Андрей Вознесенский - страница 11
«Задыхаясь, я бежал от станции к дому… Передо мной, визжа от счастья, неслась Джульба, понимая, что бежит домой, но не чуя, что мы расстаемся».
Андрюша будет помнить о ней всю жизнь – как об истории первой любви и встрече с первым предательством. Много лет спустя он так и скажет: «предательство».
А тогда он напишет стихи:
Рассказ о Джульбе Вознесенский назовет «Первое стихотворение» – хотя это будет не совсем точно. О Джульбе все же не самое первое – в его тетрадке уже были другие детские опыты. И самый первый среди них про Бородино, «ревнивое подражание Лермонтову».
Скулы свело от счастья
Есть еще два очень важных эпизода в воспоминаниях Вознесенского о жизни в Кургане. Один из них – про первый в жизни апельсин. О, сытой черствости иных времен не дано понять его вкуса! Что апельсин теперь – как семечки. Тогда же он был – несбыточная невидаль. И дело не в одной лишь оранжевости и кисло-сладости – уже сам запах апельсина способен разбудить воображение и растревожить чувственность. Пусть даже скрытую в мальчишке до поры.
«Пухлые губы Мурки-соседки» явно беспокоили десятилетнего Андрюшу. Такое бывает с подростками. Не всякий потом припомнит все невинные подробности, кружившие незрелый ум. Но Вознесенский – припомнит. В красках и запахах.
Муркины губы «появлялись и исчезали из темноты, как в круглом зеркальце. После затяжки она мелко сплевывала, далеко цыкала сквозь зубы. От нее пахло цветочным мылом».
Крыльцо их деревянного курганского дома. Отмотавший срок Потапыч докуривает чинарик, обжигая губы. Сочувственные разговоры про новых «доходяг» из Ленинграда. Шостакович по радио из кабины «студебеккера», на котором к Мурке приезжал шофер из летной части. Даже пожар, когда горели соседи Чуркины, и в общей суете мальчишка – будущий поэт – успевает подметить, что «Мурка в огромной колючей шинели, наброшенной на заспанное голое тело, лупила в рельс металлической плюхой». (И «рельс плясал в ночном небе, выписывая гигантские безумные буквы».)
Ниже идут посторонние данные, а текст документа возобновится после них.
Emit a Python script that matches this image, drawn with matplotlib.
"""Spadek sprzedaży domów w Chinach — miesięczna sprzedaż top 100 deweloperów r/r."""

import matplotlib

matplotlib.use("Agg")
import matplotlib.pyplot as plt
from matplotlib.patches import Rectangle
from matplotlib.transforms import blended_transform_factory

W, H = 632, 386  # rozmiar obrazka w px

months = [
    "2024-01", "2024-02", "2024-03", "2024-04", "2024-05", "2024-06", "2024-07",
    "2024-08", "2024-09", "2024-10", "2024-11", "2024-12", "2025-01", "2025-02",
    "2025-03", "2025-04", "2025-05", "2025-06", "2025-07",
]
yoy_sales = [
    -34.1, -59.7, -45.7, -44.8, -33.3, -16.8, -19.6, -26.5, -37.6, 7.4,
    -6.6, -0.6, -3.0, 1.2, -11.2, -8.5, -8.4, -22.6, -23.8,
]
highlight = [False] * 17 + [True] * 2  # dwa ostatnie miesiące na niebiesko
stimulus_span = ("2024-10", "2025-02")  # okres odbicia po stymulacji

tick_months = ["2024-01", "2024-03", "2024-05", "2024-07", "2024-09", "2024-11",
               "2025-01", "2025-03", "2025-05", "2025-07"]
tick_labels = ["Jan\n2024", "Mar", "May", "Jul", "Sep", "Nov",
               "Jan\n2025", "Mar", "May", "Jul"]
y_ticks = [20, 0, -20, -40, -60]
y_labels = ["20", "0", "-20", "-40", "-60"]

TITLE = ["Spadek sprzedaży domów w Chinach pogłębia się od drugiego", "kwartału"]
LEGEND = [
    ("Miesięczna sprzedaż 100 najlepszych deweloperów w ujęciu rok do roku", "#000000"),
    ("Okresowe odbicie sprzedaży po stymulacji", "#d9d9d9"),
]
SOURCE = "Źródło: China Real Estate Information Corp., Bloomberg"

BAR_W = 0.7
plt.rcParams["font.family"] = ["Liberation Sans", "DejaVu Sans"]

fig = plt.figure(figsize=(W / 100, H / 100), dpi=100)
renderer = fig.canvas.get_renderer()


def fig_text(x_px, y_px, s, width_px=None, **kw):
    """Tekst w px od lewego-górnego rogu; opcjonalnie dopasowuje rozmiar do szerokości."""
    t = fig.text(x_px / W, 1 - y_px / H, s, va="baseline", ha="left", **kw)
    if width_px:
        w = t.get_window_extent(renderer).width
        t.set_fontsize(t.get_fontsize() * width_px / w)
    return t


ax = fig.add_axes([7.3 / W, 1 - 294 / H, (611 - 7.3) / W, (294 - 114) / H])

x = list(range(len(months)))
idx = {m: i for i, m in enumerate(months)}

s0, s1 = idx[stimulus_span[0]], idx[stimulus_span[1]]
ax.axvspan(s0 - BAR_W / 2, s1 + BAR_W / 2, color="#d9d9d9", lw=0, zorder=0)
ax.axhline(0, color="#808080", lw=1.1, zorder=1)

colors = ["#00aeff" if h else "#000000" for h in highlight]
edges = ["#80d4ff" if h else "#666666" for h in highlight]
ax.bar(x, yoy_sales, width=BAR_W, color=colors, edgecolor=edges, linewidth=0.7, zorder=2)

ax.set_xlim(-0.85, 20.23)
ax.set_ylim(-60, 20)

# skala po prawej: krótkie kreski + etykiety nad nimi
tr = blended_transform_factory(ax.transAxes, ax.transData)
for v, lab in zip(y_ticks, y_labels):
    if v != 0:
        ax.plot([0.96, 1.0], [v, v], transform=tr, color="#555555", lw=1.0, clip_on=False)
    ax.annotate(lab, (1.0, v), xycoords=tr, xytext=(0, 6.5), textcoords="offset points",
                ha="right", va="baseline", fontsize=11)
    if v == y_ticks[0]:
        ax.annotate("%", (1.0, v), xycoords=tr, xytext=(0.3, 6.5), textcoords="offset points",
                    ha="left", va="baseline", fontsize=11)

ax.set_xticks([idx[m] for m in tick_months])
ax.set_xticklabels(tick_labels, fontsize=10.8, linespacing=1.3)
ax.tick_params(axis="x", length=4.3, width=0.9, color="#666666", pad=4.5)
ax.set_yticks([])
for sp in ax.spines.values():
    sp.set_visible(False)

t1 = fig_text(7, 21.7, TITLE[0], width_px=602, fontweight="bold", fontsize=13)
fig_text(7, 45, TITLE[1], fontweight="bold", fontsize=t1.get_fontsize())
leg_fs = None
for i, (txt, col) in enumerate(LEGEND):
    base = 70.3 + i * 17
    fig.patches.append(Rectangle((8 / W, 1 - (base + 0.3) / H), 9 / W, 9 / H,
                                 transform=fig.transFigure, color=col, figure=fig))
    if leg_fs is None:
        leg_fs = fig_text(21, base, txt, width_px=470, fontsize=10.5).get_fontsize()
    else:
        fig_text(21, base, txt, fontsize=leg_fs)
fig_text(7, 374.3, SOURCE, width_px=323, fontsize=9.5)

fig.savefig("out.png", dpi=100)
Но ярче этого всего – потрясение от Муркиного апельсина. Тут в воспоминании сливаются до полуобморока – ее коленки, губы, дольки, кожура и мякоть с белым поросячьим хвостиком. Мурке привез апельсин воздыхатель – их выдавали летчикам.
«Апельсин был закутан в специальную папиросную бумагу. Мурка развернула ее и разгладила на коленке. Коленка просвечивала сквозь белую бумагу, как ранее апельсин…
Мурка дочистила кожуру до донышка, где мякоть образует белый поросячий хвостик. Кожуру положила в карман ватника. Она ела апельсин, наверное, полчаса. Долька за долькой исчезали в красивой ненасытной Муркиной пасти. Когда осталось две дольки, она сказала мне: „На, школьник, попробуй“. И дала одну. Скулы свело от счастья».
От Гойи до Гойи
Но потом в их курганский дом приедет Гойя.
Про хозяина, Константина Харитоновича, машиниста-пенсионера, приютившего Вознесенских в Кургане, Андрюша запомнит: застенчивый, когда выпьет, он некогда увез у своего брата жену, необъятную сибирячку Анну Ивановну, от брата в глуши они и скрывались.
Откуда-то привезут Антонине Сергеевне слух, что отец ранен. И вдруг… отец возвращается – «худющий, небритый, в черной гимнастерке с брезентовым рюкзаком».
Прослезились от счастья все – а хозяин, торжественный и смущенный, поднес на подносе два стаканчика с водкой и два ломтика черного хлеба с белыми квадратиками нарезанного сала – «со спасеньицем». Отец водку выпил, сало отдал семье.